**Exercise requirements**.
Go through the entries and count the lines with the string "this" in them. Give only that number.

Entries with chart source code
# # # #
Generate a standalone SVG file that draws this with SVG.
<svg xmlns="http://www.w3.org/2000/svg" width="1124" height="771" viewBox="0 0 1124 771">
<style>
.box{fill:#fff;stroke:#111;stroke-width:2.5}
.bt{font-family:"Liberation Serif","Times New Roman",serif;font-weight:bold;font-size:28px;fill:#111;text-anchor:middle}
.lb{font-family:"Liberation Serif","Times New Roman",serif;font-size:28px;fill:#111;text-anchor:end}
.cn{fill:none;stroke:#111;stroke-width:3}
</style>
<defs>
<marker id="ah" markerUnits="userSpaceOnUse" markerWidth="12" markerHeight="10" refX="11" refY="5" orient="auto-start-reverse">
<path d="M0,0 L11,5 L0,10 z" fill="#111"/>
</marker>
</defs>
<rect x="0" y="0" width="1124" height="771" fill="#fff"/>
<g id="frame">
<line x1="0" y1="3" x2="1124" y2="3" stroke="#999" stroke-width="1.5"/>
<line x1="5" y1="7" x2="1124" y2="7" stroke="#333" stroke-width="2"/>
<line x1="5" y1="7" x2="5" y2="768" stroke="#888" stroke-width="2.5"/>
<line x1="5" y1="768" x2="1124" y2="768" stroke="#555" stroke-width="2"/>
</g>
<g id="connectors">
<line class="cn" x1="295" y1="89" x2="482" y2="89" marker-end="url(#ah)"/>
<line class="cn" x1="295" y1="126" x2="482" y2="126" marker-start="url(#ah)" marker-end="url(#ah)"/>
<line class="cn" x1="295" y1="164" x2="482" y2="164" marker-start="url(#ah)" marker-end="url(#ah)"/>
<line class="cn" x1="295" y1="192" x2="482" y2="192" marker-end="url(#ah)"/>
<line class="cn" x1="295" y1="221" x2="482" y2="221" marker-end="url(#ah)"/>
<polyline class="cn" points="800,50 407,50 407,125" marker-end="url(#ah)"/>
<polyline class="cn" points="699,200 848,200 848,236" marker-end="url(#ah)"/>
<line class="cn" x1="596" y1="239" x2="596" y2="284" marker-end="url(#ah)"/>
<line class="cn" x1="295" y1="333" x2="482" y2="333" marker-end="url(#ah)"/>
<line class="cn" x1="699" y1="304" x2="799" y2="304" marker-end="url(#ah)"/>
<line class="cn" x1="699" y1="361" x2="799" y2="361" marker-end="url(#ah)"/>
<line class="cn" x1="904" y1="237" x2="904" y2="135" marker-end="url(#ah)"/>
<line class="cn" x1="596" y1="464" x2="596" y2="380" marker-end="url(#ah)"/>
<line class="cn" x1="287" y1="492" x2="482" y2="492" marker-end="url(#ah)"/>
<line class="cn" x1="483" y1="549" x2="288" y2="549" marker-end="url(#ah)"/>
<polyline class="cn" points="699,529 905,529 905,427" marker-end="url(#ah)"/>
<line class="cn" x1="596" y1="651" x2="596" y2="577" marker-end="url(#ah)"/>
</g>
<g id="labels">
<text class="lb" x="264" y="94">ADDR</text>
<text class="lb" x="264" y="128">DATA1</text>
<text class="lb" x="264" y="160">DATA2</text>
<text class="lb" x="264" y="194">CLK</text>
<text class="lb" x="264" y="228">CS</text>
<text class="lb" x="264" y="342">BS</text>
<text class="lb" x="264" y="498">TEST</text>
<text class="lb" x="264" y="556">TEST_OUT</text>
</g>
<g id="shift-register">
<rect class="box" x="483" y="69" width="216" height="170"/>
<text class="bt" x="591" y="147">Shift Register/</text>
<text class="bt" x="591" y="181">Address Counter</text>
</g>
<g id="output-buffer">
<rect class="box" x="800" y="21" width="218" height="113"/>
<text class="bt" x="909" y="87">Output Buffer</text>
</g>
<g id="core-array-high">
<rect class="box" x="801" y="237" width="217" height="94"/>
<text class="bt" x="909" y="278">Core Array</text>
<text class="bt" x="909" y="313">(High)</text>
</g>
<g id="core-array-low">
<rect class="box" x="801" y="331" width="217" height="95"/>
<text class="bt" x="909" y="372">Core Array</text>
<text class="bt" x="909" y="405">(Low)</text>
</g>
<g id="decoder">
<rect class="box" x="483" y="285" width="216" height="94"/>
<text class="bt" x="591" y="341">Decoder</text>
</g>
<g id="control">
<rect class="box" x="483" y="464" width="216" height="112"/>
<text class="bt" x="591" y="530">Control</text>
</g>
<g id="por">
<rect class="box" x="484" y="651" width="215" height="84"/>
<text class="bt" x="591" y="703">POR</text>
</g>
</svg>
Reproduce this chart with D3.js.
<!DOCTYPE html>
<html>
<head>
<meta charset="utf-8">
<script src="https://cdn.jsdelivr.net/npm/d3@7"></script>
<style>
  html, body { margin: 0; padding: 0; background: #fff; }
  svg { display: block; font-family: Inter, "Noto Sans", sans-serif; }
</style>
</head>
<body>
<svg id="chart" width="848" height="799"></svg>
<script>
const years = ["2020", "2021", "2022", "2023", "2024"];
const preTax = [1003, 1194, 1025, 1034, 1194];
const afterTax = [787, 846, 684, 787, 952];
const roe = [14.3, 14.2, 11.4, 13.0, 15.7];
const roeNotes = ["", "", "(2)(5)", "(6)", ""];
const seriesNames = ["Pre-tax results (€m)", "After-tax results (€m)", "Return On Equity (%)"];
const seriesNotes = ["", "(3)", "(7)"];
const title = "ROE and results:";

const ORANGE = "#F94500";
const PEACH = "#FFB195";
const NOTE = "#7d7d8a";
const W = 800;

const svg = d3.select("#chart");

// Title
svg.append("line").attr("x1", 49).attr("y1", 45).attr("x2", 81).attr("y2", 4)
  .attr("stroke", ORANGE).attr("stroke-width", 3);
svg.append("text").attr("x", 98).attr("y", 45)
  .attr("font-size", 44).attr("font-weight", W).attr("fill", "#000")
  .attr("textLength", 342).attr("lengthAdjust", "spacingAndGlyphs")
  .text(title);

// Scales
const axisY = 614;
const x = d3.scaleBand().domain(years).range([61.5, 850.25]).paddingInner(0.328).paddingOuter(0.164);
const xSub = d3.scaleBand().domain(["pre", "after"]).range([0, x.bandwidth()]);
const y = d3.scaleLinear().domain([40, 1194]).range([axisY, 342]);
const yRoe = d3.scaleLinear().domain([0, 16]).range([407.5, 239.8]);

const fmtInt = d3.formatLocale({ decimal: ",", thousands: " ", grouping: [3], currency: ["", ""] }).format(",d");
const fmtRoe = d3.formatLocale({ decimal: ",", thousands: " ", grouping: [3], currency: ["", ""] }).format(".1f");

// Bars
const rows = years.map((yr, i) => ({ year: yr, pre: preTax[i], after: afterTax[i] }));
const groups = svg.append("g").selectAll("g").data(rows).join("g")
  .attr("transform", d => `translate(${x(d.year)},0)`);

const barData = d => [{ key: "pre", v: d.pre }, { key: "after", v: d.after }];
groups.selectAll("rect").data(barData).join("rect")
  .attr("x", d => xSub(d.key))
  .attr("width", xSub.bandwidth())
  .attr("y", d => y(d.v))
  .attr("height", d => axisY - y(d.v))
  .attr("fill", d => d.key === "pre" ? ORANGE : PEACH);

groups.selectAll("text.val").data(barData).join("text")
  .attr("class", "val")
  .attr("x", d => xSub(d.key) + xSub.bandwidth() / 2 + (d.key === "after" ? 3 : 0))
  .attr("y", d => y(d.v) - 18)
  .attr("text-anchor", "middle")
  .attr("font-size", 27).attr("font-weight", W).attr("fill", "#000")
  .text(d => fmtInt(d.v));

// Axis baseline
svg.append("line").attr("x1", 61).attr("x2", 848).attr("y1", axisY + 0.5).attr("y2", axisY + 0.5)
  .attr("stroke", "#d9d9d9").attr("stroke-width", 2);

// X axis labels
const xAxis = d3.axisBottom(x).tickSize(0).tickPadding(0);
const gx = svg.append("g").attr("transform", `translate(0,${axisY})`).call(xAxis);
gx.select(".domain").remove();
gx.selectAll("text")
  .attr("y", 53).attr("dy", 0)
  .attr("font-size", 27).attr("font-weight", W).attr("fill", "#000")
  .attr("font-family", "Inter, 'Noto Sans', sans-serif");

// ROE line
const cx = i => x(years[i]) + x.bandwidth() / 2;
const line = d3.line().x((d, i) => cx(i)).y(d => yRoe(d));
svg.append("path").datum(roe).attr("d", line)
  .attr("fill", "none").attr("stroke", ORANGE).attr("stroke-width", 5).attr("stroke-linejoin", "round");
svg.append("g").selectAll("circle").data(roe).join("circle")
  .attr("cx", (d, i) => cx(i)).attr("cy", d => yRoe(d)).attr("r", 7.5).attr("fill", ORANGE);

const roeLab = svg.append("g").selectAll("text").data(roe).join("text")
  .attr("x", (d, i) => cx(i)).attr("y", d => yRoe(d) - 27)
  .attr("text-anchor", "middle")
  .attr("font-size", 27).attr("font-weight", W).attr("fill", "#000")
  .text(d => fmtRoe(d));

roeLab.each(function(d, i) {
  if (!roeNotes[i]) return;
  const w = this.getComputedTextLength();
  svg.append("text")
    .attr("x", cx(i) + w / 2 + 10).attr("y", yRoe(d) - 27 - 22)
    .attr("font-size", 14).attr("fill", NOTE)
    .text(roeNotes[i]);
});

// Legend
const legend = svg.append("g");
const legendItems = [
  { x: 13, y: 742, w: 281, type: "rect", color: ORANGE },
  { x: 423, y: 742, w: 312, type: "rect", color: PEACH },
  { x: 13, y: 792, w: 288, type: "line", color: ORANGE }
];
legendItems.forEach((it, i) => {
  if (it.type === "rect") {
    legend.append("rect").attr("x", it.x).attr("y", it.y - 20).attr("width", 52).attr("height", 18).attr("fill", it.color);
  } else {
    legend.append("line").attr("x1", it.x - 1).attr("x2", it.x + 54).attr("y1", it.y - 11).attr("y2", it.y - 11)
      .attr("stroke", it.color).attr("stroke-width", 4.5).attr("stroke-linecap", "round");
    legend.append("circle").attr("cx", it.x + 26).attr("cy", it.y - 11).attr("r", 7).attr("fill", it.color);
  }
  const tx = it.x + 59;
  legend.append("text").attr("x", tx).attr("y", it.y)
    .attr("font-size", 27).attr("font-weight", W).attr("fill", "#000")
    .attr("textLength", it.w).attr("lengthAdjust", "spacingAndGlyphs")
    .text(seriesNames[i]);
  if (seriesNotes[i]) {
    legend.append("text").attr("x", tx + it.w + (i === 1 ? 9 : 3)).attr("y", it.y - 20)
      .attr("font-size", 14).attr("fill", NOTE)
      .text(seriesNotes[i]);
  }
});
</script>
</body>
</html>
# # # #
**Solution**.
3